Finding A Short Term Entry Point
Click Here For Wyckoff Wave Chart 11-15-2013
This past week the Wyckoff Wave continued to advance. It moved through the supply line of the short term up trend channel and is testing the support line of the old intermediate up trend channel.
This week’s market action mirrored previous weeks as the Wyckoff Wave has been unable to establish a consistent behavior pattern.
Demand that has been withdrawn, suddenly reappears. When supply comes into the market, it is not sustained. The Wyckoff Wave appears ready to sustain a normal corrective reaction, but then rallies.
This is shown in the market action we have seen over the past 2 1/2 weeks. The Wyckoff Wave rallied to point 1 on reasonable price spread and volume. It was in a position to test the supply line of its up trend channel. This is a place where supply could come into the market and the Wave would react back into the channel.
Instead, the Wyckoff Wave continued to rally. The rally was of poor quality. The narrowing price spread suggested a lack of demand making the Wyckoff Wave quite vulnerable to a reaction.
Finally, the Wave put in a one-day reaction to point 2. However, demand appeared and a strong up day followed. Then, this past Monday, demand was again withdrawn. The Wyckoff Wave was testing the short-term supply line and, once again, appeared vulnerable to a reaction.
The reaction began on Wednesday, but only lasted during the morning hours. Once again demand returned and this time, drove the Wyckoff Wave through the supply line. Now it was in a position to attempt to return to the old intermediate up trend channel.
However, there was no follow through on Friday. Instead the Wyckoff Wave rallied on reduced price spread and increased volume. This is an indication that supply was present.
The other Wyckoff indicators continue to be reasonably positive. The Optimism – Pessimism Index is rallying and has become slightly stronger than the Wyckoff Wave.
Even though the Technometer is in an overbought condition, that is somewhat mitigated by the positive numbers coming from the Force Index.
It would appear that, once again the Wyckoff Wave is vulnerable to react. However, market signals have been inconsistent and, to add insult to injury, short-term bears have been fooled twice in the past two weeks.
I am primarily an intermediate to long term investor and most of my profits have come from this strategy. However, I do enjoy some short-term trading and it has been rewarding as well. Several years ago I was able to cover a good portion of my son’s college expenses trading OEX options.
I have also had some disappointments. However, I have always looked at losing trades as an opportunity to learn and my short-term discipline and strategies have come more from my losses then my gains.
The most important lesson is that one does not need to be in the market all the time. I have learned to only trade when market conditions make total sense and the Wyckoff tools, like the O – P Index, Technometer and Force Index are sending the same message as the price spread and volume indications on the vertical line chart.
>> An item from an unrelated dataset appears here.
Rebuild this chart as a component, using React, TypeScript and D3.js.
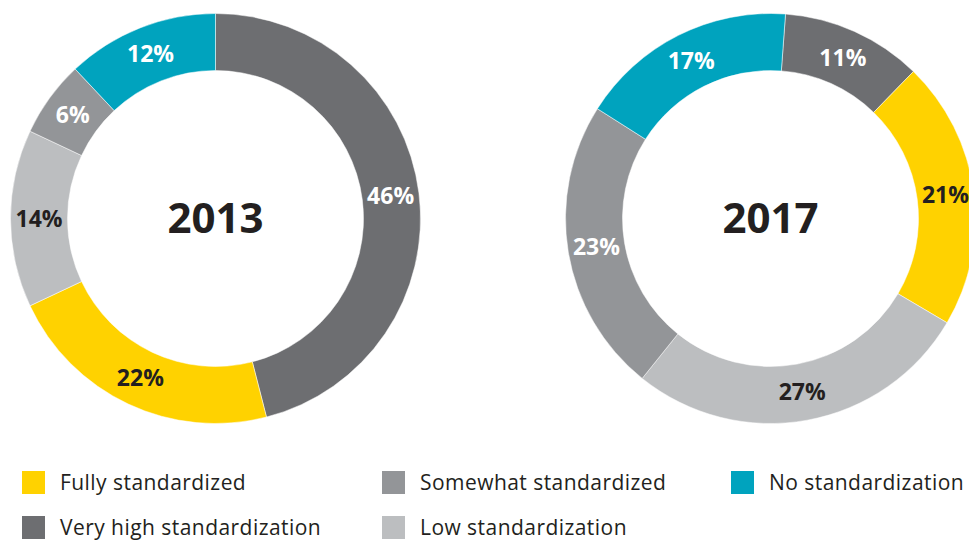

In addition, I always write down (don’t think it, write it) exactly what I expect a stock to do the next trading day and what I should do if that doesn’t happen. If a stock behaves contrary to what I have written, I simply close the trade.
I have found that if I adhere to this discipline, I enjoy profits, but keep my losses to a bare minimum.
This is a confusing market and while I have a short term bias to the downside, the market’s conflicting signals have sent me to the sidelines. I am very content to wait until all the Wyckoff indicators are sending the same message.
While this is of little interest to intermediate and long-term traders, who are holding positions and increasing the value of their portfolios, short-term traders are having a difficult time finding entry points.
While the market has been advancing, it is difficult to take a short term position to the upside in the face of an overbought Technometer and a continued lack of demand.
These would be high risk positions to the upside. In addition, the Wyckoff Wave has only gained 802 points or 2% in the last 14 trading days. In the face of a rather high risk, that is not a great reward.
The short-term trend is up. While traders should never try to fight the trend, they’re always looking for turning points. Until a turning point to the downside is much better defined, it is best to stay on the sidelines and wait for the market to tell us when to go for the gold.